11/23/2020 | 07:41am

ABIDJAN, Nov 23 (Reuters) - Below-average rainfall last week in most of Ivory Coast's cocoa regions could weaken the last stages of the October-to-March main-crop harvest, although conditions remained favourable in some other regions, farmers said on Monday.

Ivory Coast, the world's top cocoa producer, is now in the dry season, which runs from mid-November to March. The north of is already experiencing Harmattan winds, which sweep in dust from the Sahara, harming cocoa pods and drying out the soil.

Farmers in the regions of Daloa in the centre-west, Man in the west and Bongouanou and Yamoussoukro in the centre said poor rainfall had left them concerned that young pods would not develop enough before the Harmattan arrived further south.

"It is very hot. We need at least one or two good rains before the Harmattan comes," said Albert N'Zue from Daloa, which accounts for a quarter of national output.

Data collected by Reuters showed rainfall in Daloa was 2 millimetres (mm) last week, 5.1 mm below the five-year average.
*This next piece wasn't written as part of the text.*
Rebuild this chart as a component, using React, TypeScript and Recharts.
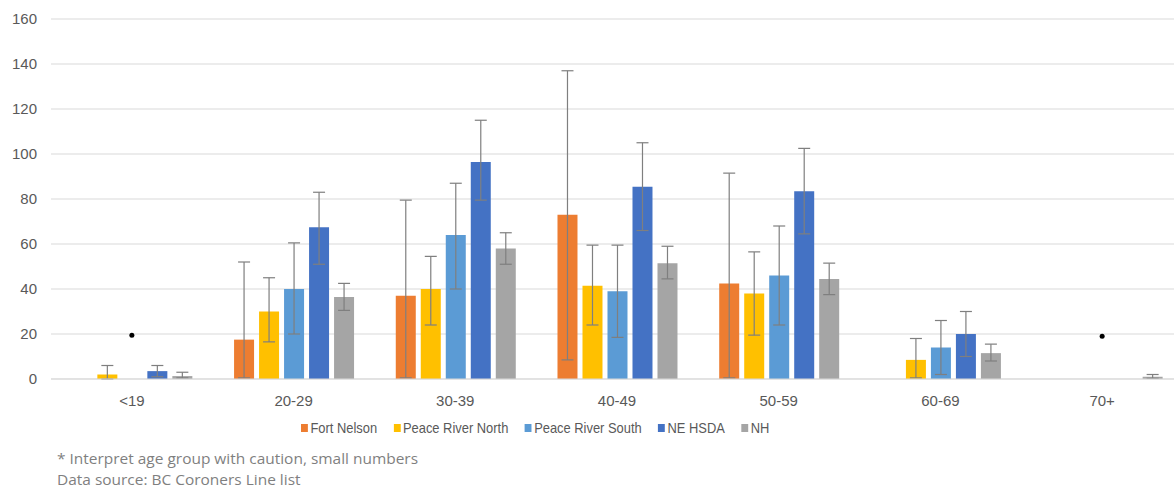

Rainfall was also below average last week in the southern region of Divo, but farmers there remained confident because of good soil moisture content.

In the western region of Soubre, which lies at the heart of the cocoa belt, Agboville in the south and Abengourou in the east, rainfall was above average and farmers said they expected output to be better than last year.

"There are still many pods on the trees. These harvests will be bigger this year because we continue to have lots of rain and sun," said Kouassi Kouame from Soubre. The region recorded 43.5 mm fell last week, 26.3 mm above the five-year average.